Expand your perspective by disrupting habitual reactive patterns.

Reactive patterns, like blaming, complaining, fearfulness, excessive criticism, aggression, passivity and defensiveness need vigilant attention. They won’t shift by themselves. They need to be guided by your ongoing awareness. The pause-observe-reflect process does just that.

Keep in mind that initially there may be some resistance to these steps, since they challenge the momentum of ongoing reactions. This resistance to change is natural. It’s up to you to put your arm around any resistance to potential change. By doing this you demonstrate internal leadership. This sets you up to manage yourself in responsible ways so your reactions don’t mismanage you.


The first step is to simply pause. Pause and step back from a task, activity or reaction long enough to get perspective on what is going on and what you are doing. This disrupts the reactions and creates space for another perspective to enter.


After you have paused, you have the ability to observe. True observation is unbiased and non-judgmental. Try it right now by taking just 30 seconds to simply look around you and notice what you see, as a neutral witness, without commentary. Suspend judgments. Observe in an objective way.

If you slip into a judging or angry position against yourself, simply note that you aren’t observing from a clear, neutral position yet. If you are harsh, scared or angry with yourself it means you are still in the grips of reactivity. Continue to step back until you can see or observe what is going on clearly.

The goal is to observe with kind, warm and curious acceptance. You may need to step back over and over again. Practicing neutral observation will not only give you valuable data and allow you to see recurring themes but will bring a sense of calmness and equanimity.


After you have found a neutral point of observation, you can start to reflect on what you see. When you reflect, you open to new possibilities and perspectives. These can be creative, brilliant and meaningful but often disrupt what is familiar.

Reflection allows the space to wonder, inquire, explore and to let possibilities roll around.
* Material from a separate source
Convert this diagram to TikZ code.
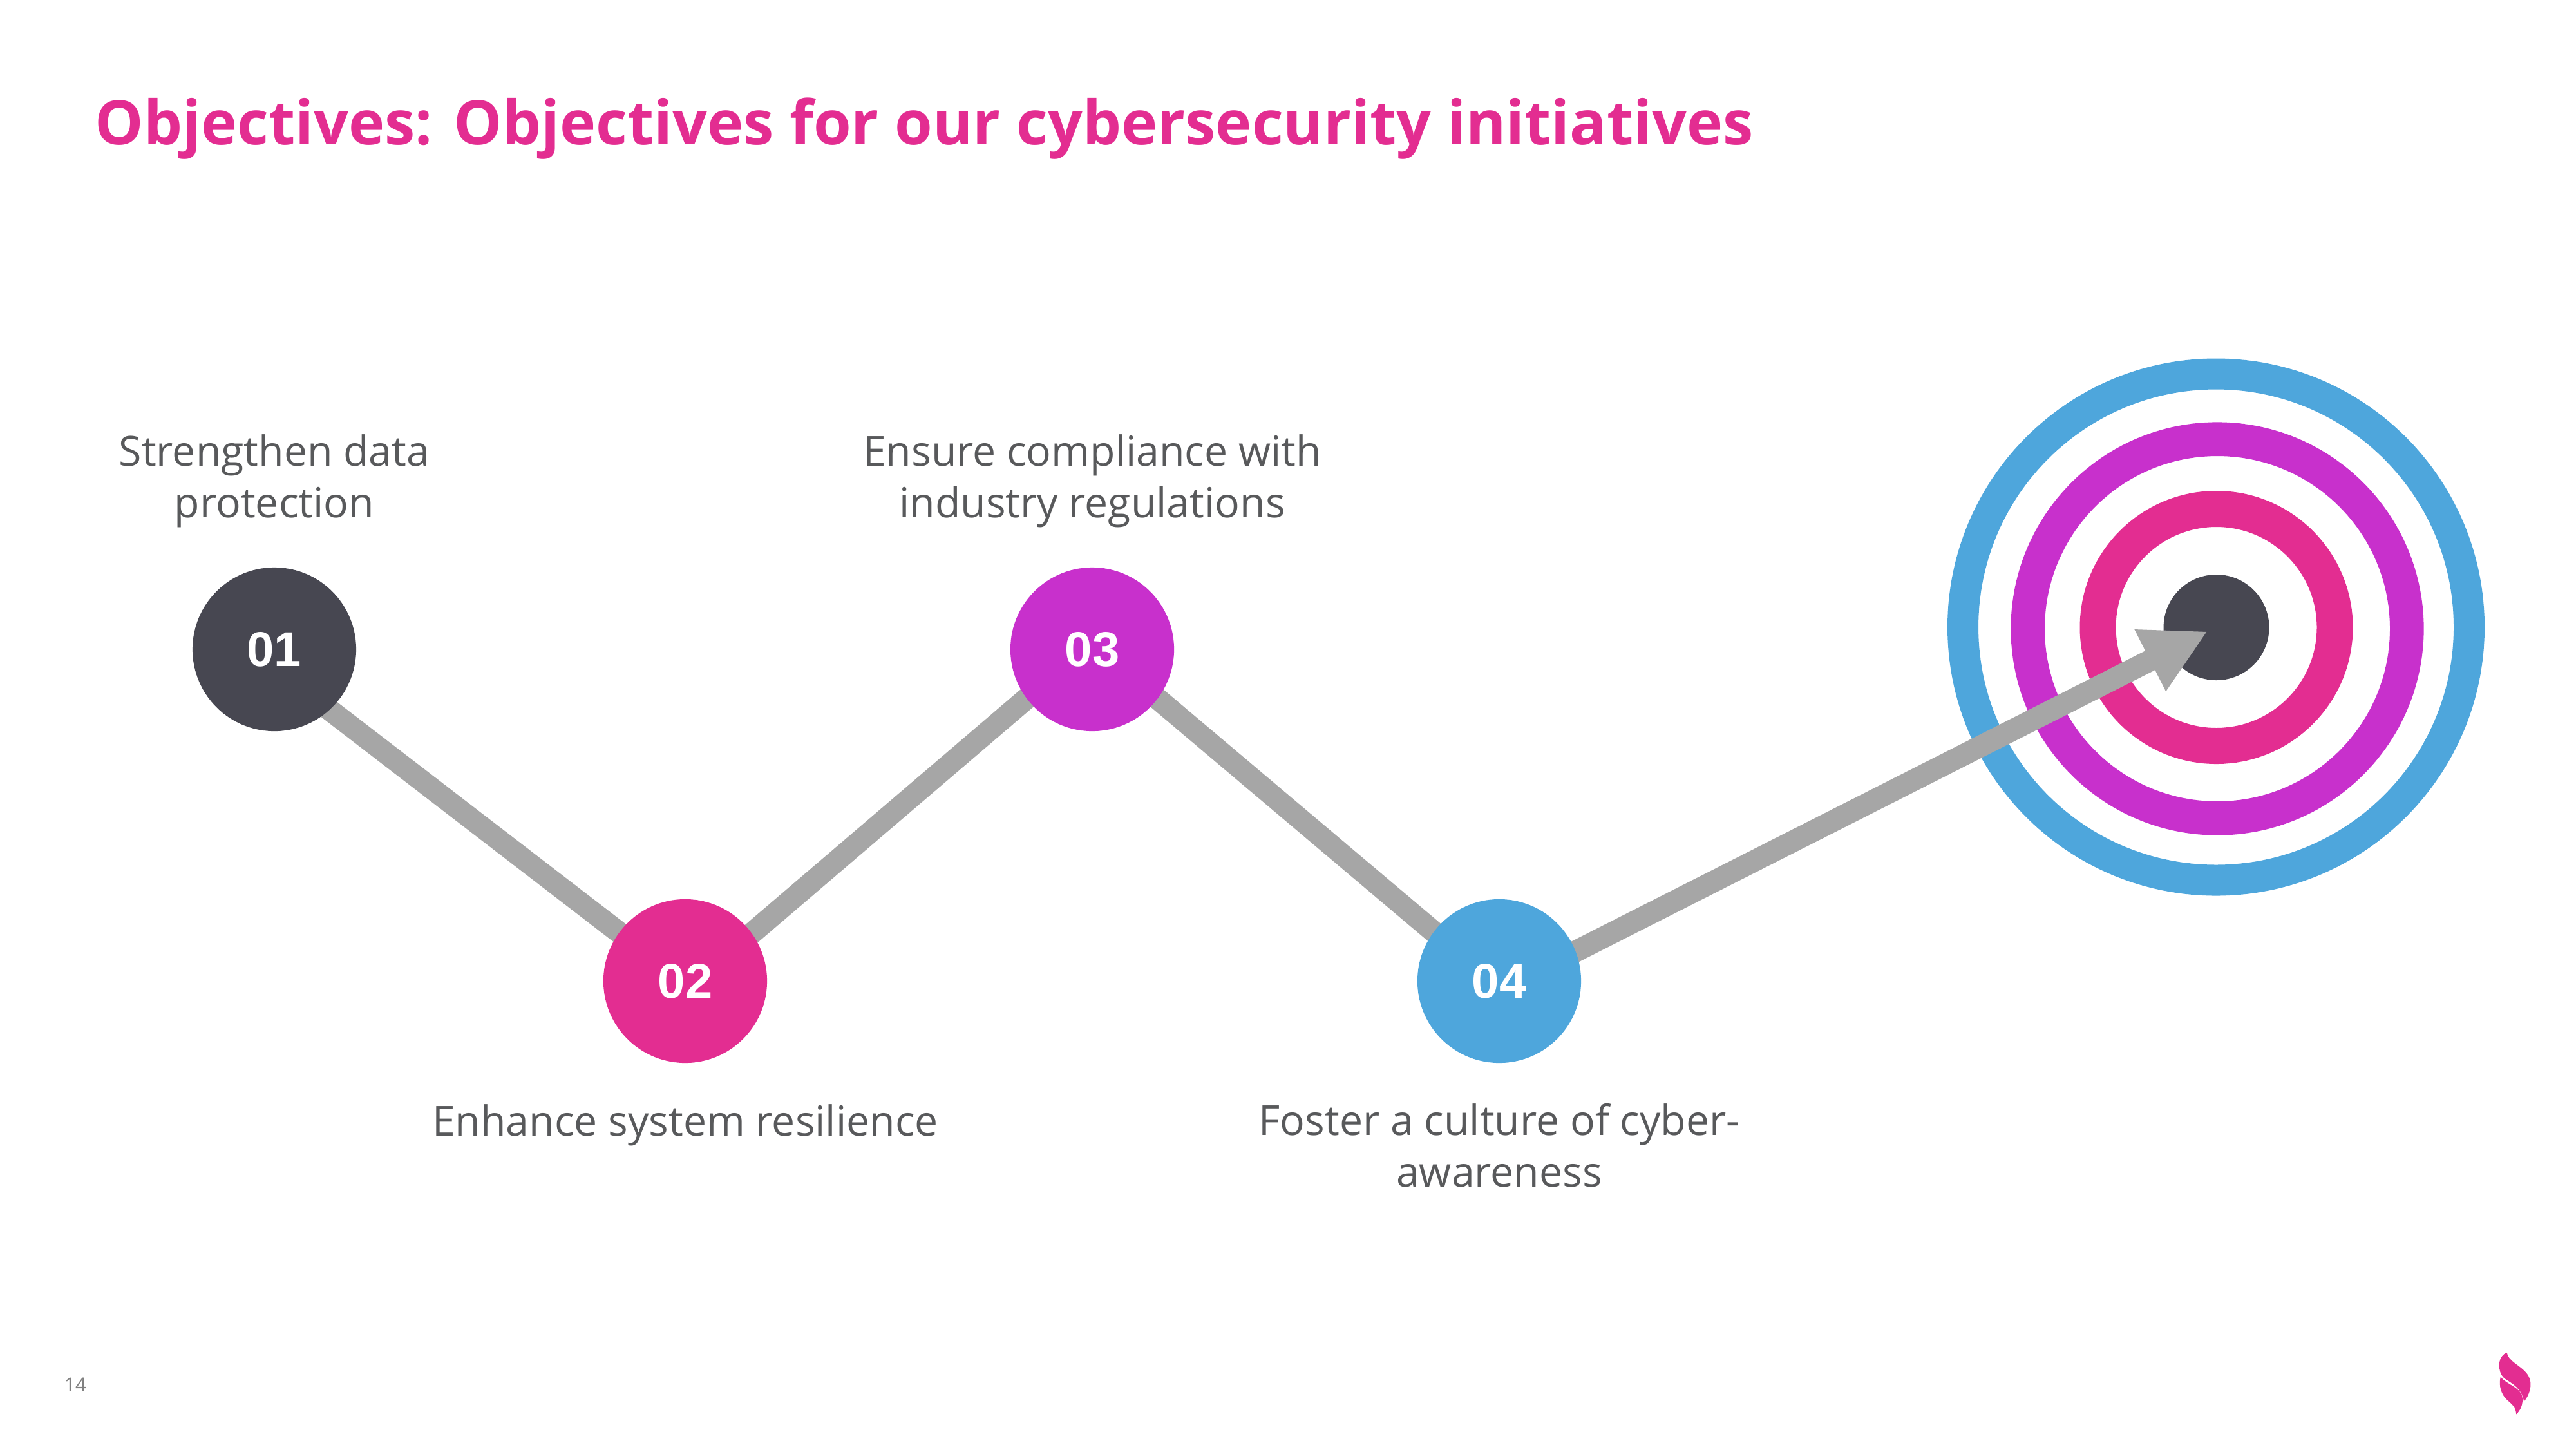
\documentclass[tikz,border=0pt]{standalone}
\usepackage{fontspec}
\setmainfont{Open Sans}
\newfontfamily\numfont{Liberation Sans}
\usetikzlibrary{arrows.meta}
\definecolor{inkdark}{HTML}{474751}
\definecolor{vivpink}{HTML}{E32D91}
\definecolor{vivpurple}{HTML}{C830CC}
\definecolor{vivblue}{HTML}{4EA6DC}
\definecolor{linkgrey}{HTML}{A6A6A6}
\definecolor{bodygrey}{HTML}{58595B}
\pgfdeclarelayer{rings}
\pgfdeclarelayer{links}
\pgfsetlayers{rings,links,main}
\tikzset{
  x=0.01cm,y=-0.01cm,
  stepdot/.style={circle,minimum size=2.54cm,inner sep=0pt,text=white,font=\numfont\bfseries\fontsize{21.6}{21.6}\selectfont},
  lbl/.style={align=center,text=bodygrey,inner sep=0pt,font=\fontsize{18.3}{22.5}\selectfont},
  link/.style={draw=linkgrey,line width=0.335cm},
  ring/.style={draw=#1,fill=none},
}
\begin{document}
\begin{tikzpicture}
\useasboundingbox (0,0) rectangle (4000,2250);
\node[anchor=base west,inner sep=0pt,text=vivpink,font=\bfseries\fontsize{27}{30}\selectfont] (title) at (147,224) {Objectives: Objectives for our cybersecurity initiatives};
\node[stepdot,fill=inkdark] (n1) at (426,1008) {01};
\node[stepdot,fill=vivpink] (n2) at (1064,1523) {02};
\node[stepdot,fill=vivpurple] (n3) at (1696,1008) {03};
\node[stepdot,fill=vivblue] (n4) at (2328,1523) {04};
\node[lbl,anchor=base] (l1) at (426,803) {Strengthen data\\protection};
\node[lbl,anchor=base] (l3) at (1696,803) {Ensure compliance with\\industry regulations};
\node[lbl,anchor=base] (l2) at (1064,1763) {Enhance system resilience};
\node[lbl,anchor=base] (l4) at (2328,1842) {Foster a culture of cyber-\\awareness};
\node[anchor=center,inner sep=0pt,text=gray,font=\fontsize{8.5}{10}\selectfont] (pg) at (117,2150) {14};
\begin{pgfonlayer}{rings}
\draw[ring=vivblue,line width=0.48cm] (3441,973.5) circle[radius=393];
\draw[ring=vivpurple,line width=0.526cm] (3443,976) circle[radius=294.3];
\draw[ring=vivpink,line width=0.56cm] (3441.5,974) circle[radius=184];
\fill[inkdark] (3441.5,974) circle[radius=82];
\end{pgfonlayer}
\coordinate (tip) at (3428,980);
\begin{pgfonlayer}{links}
\draw[link] ([yshift=-0.28cm]n1.center) -- ([yshift=-0.035cm]n2.center);
\draw[link] ([yshift=-0.142cm]n2.center) -- ([yshift=0.108cm]n3.center);
\draw[link] ([yshift=0.09cm]n3.center) -- ([yshift=-0.094cm]n4.center);
\draw[link,-{Triangle[length=1cm,width=1cm]}] ([yshift=-0.14cm]n4.center) -- (tip);
\end{pgfonlayer}
\begin{scope}[shift={(3800,2050)},x=0.00333cm,y=-0.00333cm]
\fill[vivpink] (278,150) .. controls (250,160) and (235,195) .. (246,235) .. controls (250,250) and (255,258) .. (262,265) .. controls (290,290) and (345,305) .. (358,378) .. controls (385,345) and (398,300) .. (382,265) .. controls (360,215) and (285,195) .. (278,150) -- cycle;
\fill[vivpink] (249,262) .. controls (240,300) and (248,345) .. (285,375) .. controls (310,395) and (322,415) .. (322,437) .. controls (345,415) and (355,385) .. (350,355) .. controls (340,310) and (270,295) .. (249,262) -- cycle;
\end{scope}
\end{tikzpicture}
\end{document}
Often, insights and realizations occur spontaneously. Guidance, intuition and vision are also more likely during a period of productive reflection.

In the following example, Timothy illustrates how stepping back to pause, observe and reflect can lead to powerful realizations and the ability to solve long-term problems.

Timothy was the Director of Strategic Planning for a private university. He had been struggling for months to pull together the conflicting priorities within the university system, discover what tied the diverse views together and to come up with a consensus regarding educational direction for the university.

He was “in the weeds” and was approaching a crisis as the deadline for the strategic plan loomed. One weekend, he took time away from his 60 hour a week schedule to drive to an important family gathering. During the solitary 3-hour drive, he turned the music off and just drove, leaving his mind free to roam.

At the end of that time, he was in awe of how much he could now see and understand. He identified where the glitch was in terms of mutual understanding and developed the seed of what would be an inspiring vision for the university.

Timothy realized he needed to pull away like this on a regular basis even in the face of a deadline crisis. It was incredibly centering and the most productive time he had spent in 3 months. And took only 3 hours!

The pause-observe-reflect process can be used in a spontaneous, unstructured way, as Timothy did in the example above. But it can also be used in a much more structured way, as suggested below.

Action Steps

1. Identify 3 reactive patterns or problematic behaviors (e.g. irritability, defensiveness, avoiding conflict, being hypercritical, unreasonable expectations, harboring resentment, argumentativeness) that you want to monitor. Write them down in a small notebook you can carry with you.

2. As you go through the day, note each time you catch yourself slipping into one of the patterns you’re focusing on.

3. At the end of each day, pause for just a few minutes. Look back over the day and search for times your target patterns or behaviors were activated.

4. Reflect on what triggered the patterns.